* start *

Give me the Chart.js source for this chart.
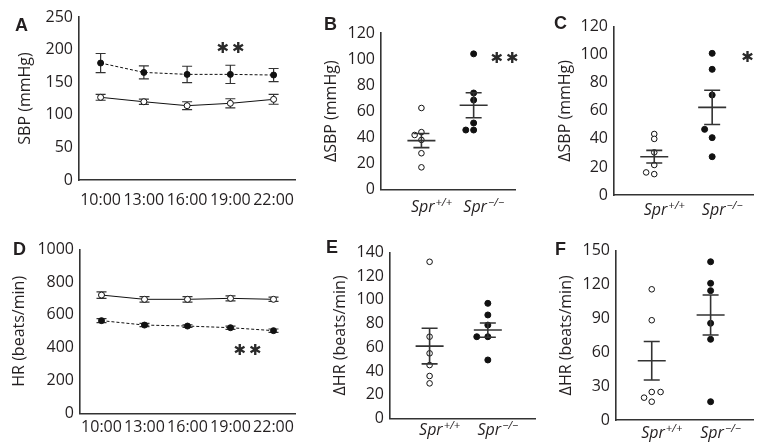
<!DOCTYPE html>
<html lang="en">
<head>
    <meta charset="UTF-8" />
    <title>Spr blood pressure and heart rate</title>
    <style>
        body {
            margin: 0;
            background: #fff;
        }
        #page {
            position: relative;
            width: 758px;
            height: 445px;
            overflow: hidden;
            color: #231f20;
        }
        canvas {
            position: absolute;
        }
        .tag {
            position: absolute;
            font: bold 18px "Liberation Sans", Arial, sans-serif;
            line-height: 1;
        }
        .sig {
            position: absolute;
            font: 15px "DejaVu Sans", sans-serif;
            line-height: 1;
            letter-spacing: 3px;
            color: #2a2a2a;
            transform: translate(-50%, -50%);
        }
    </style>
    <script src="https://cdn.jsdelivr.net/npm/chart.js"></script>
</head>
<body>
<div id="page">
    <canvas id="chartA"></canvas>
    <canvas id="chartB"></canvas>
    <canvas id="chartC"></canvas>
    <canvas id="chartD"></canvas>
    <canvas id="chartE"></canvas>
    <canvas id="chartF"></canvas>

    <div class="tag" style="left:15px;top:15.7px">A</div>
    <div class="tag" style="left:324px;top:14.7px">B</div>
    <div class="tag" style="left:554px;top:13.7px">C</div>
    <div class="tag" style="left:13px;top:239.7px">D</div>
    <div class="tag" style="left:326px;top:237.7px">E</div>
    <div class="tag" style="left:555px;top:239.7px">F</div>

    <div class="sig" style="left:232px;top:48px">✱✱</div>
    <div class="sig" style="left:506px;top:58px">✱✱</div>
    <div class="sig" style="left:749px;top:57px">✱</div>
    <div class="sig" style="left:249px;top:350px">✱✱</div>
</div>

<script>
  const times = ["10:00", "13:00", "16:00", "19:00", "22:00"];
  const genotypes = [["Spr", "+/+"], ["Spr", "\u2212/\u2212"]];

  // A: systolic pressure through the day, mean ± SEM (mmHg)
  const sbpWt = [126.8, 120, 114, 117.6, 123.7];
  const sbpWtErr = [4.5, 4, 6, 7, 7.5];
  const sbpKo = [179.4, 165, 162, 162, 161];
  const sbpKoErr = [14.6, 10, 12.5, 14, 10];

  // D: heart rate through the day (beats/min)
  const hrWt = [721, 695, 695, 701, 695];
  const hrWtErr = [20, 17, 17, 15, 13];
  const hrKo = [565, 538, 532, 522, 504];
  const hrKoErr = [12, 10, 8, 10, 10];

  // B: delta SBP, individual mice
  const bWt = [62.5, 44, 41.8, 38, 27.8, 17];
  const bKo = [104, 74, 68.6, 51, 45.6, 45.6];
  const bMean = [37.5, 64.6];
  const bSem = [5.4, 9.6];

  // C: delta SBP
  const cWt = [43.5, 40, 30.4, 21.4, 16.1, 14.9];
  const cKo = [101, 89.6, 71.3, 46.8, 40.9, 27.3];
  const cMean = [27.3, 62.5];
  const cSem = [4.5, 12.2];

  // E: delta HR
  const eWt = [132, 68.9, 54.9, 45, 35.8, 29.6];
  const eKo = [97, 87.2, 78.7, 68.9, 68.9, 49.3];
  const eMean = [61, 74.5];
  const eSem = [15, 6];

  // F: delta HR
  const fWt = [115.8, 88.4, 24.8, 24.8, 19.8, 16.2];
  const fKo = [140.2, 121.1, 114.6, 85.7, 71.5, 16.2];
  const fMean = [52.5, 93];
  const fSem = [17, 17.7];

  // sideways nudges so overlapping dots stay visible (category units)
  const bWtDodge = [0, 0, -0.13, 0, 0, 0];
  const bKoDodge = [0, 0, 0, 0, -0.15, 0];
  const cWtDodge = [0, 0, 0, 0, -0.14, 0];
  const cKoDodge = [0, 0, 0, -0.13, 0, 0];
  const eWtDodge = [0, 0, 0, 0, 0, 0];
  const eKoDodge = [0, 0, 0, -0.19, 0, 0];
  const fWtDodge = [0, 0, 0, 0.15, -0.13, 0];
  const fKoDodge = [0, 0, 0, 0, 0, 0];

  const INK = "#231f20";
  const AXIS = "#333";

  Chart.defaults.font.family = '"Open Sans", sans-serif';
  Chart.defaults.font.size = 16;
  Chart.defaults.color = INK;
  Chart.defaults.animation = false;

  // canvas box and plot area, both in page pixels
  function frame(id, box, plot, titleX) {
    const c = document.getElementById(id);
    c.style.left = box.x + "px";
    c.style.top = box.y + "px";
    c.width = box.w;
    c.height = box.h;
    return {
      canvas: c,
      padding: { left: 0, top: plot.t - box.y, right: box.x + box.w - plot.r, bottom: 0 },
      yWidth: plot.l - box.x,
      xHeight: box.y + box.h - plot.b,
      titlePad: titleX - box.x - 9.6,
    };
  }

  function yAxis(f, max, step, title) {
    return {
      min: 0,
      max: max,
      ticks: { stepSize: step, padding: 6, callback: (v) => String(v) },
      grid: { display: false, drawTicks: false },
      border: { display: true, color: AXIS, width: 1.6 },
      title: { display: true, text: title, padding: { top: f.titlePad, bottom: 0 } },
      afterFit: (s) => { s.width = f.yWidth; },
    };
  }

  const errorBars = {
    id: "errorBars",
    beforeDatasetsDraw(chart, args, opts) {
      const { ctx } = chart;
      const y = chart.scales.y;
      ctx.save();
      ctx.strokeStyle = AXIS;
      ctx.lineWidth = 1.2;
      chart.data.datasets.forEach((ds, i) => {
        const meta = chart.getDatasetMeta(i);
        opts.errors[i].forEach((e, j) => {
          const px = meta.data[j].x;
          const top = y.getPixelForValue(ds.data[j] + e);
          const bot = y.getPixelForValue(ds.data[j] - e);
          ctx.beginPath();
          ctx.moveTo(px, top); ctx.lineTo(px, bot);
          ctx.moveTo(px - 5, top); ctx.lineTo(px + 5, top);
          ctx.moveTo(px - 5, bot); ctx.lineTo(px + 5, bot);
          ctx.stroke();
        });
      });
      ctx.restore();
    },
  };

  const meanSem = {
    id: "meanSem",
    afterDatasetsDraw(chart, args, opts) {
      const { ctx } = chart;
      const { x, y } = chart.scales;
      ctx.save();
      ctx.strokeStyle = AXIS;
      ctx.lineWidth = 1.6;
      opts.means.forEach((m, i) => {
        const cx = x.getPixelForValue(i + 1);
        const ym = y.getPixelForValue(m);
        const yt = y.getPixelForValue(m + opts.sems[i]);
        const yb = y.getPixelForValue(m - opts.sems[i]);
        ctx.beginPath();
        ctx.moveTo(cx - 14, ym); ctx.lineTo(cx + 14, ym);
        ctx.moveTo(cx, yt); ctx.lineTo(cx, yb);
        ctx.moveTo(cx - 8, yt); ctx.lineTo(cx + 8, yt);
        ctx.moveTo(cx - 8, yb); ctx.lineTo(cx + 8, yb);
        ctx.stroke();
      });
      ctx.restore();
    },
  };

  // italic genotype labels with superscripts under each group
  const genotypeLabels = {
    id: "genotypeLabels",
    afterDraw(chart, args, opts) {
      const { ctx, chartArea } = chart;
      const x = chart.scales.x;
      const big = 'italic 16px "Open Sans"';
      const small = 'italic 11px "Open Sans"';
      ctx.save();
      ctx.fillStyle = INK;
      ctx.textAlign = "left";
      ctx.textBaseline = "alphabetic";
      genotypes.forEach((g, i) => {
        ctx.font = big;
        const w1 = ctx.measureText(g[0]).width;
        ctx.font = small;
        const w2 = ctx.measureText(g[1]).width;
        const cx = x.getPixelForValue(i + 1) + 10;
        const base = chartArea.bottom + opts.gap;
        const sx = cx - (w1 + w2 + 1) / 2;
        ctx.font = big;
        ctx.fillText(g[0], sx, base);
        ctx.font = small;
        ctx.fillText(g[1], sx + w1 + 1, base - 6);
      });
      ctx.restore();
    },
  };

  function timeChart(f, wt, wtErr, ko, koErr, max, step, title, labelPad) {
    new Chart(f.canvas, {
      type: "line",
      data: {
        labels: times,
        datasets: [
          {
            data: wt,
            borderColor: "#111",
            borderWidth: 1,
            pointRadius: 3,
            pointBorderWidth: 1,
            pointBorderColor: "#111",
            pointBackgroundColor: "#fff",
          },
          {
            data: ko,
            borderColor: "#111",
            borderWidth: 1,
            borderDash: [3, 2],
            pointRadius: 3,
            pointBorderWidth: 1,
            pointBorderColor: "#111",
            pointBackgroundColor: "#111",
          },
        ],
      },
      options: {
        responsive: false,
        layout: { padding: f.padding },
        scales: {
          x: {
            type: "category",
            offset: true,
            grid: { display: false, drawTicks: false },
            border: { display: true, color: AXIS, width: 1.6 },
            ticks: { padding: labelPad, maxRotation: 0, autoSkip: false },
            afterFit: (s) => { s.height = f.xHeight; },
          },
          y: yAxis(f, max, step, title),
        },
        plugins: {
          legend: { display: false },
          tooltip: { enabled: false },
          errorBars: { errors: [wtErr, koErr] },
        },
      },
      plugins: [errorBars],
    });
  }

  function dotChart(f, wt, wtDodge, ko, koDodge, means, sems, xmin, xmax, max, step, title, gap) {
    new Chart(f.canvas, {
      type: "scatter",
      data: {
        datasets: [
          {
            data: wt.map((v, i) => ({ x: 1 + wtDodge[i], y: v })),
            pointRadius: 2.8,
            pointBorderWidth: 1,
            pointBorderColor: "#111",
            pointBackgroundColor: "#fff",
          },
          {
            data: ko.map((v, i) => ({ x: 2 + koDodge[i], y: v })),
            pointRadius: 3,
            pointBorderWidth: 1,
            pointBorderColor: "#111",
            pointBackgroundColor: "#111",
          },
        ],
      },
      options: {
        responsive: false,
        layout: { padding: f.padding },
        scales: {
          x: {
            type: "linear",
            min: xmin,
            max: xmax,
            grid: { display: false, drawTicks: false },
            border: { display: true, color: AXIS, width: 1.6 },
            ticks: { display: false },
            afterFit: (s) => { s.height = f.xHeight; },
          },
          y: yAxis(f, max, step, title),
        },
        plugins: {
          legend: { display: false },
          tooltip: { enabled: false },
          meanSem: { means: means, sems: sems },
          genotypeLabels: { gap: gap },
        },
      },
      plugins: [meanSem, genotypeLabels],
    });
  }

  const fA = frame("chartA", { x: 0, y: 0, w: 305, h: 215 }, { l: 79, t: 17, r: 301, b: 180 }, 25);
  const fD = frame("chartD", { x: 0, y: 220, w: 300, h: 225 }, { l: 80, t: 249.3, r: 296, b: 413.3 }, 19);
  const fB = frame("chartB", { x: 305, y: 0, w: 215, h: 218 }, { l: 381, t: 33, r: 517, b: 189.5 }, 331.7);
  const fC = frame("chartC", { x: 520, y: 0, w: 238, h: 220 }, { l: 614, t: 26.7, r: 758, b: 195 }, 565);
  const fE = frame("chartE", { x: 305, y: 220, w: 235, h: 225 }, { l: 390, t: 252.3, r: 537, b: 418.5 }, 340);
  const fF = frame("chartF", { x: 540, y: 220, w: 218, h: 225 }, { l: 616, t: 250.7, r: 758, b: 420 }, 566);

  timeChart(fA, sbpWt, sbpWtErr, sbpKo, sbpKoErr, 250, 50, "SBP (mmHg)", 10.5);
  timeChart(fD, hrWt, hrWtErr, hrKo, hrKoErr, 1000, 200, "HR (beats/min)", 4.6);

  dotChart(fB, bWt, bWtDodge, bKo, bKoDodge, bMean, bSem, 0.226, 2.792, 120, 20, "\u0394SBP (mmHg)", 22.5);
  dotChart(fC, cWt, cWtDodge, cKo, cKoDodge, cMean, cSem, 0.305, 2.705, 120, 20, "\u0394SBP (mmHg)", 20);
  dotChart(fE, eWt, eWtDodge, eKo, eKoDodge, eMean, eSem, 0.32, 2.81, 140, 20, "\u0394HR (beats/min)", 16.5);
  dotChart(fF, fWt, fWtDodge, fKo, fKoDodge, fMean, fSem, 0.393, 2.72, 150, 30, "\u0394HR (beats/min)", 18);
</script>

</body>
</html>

* end *

Output exactly the span of lines from the top of the listing through the line holding "const sbpKoErr = [14.6, 10, 12.5, 14, 10];", and leave every picture out.

> _Right answer_:
Give me the Chart.js source for this chart.
<!DOCTYPE html>
<html lang="en">
<head>
    <meta charset="UTF-8" />
    <title>Spr blood pressure and heart rate</title>
    <style>
        body {
            margin: 0;
            background: #fff;
        }
        #page {
            position: relative;
            width: 758px;
            height: 445px;
            overflow: hidden;
            color: #231f20;
        }
        canvas {
            position: absolute;
        }
        .tag {
            position: absolute;
            font: bold 18px "Liberation Sans", Arial, sans-serif;
            line-height: 1;
        }
        .sig {
            position: absolute;
            font: 15px "DejaVu Sans", sans-serif;
            line-height: 1;
            letter-spacing: 3px;
            color: #2a2a2a;
            transform: translate(-50%, -50%);
        }
    </style>
    <script src="https://cdn.jsdelivr.net/npm/chart.js"></script>
</head>
<body>
<div id="page">
    <canvas id="chartA"></canvas>
    <canvas id="chartB"></canvas>
    <canvas id="chartC"></canvas>
    <canvas id="chartD"></canvas>
    <canvas id="chartE"></canvas>
    <canvas id="chartF"></canvas>

    <div class="tag" style="left:15px;top:15.7px">A</div>
    <div class="tag" style="left:324px;top:14.7px">B</div>
    <div class="tag" style="left:554px;top:13.7px">C</div>
    <div class="tag" style="left:13px;top:239.7px">D</div>
    <div class="tag" style="left:326px;top:237.7px">E</div>
    <div class="tag" style="left:555px;top:239.7px">F</div>

    <div class="sig" style="left:232px;top:48px">✱✱</div>
    <div class="sig" style="left:506px;top:58px">✱✱</div>
    <div class="sig" style="left:749px;top:57px">✱</div>
    <div class="sig" style="left:249px;top:350px">✱✱</div>
</div>

<script>
  const times = ["10:00", "13:00", "16:00", "19:00", "22:00"];
  const genotypes = [["Spr", "+/+"], ["Spr", "\u2212/\u2212"]];

  // A: systolic pressure through the day, mean ± SEM (mmHg)
  const sbpWt = [126.8, 120, 114, 117.6, 123.7];
  const sbpWtErr = [4.5, 4, 6, 7, 7.5];
  const sbpKo = [179.4, 165, 162, 162, 161];
  const sbpKoErr = [14.6, 10, 12.5, 14, 10];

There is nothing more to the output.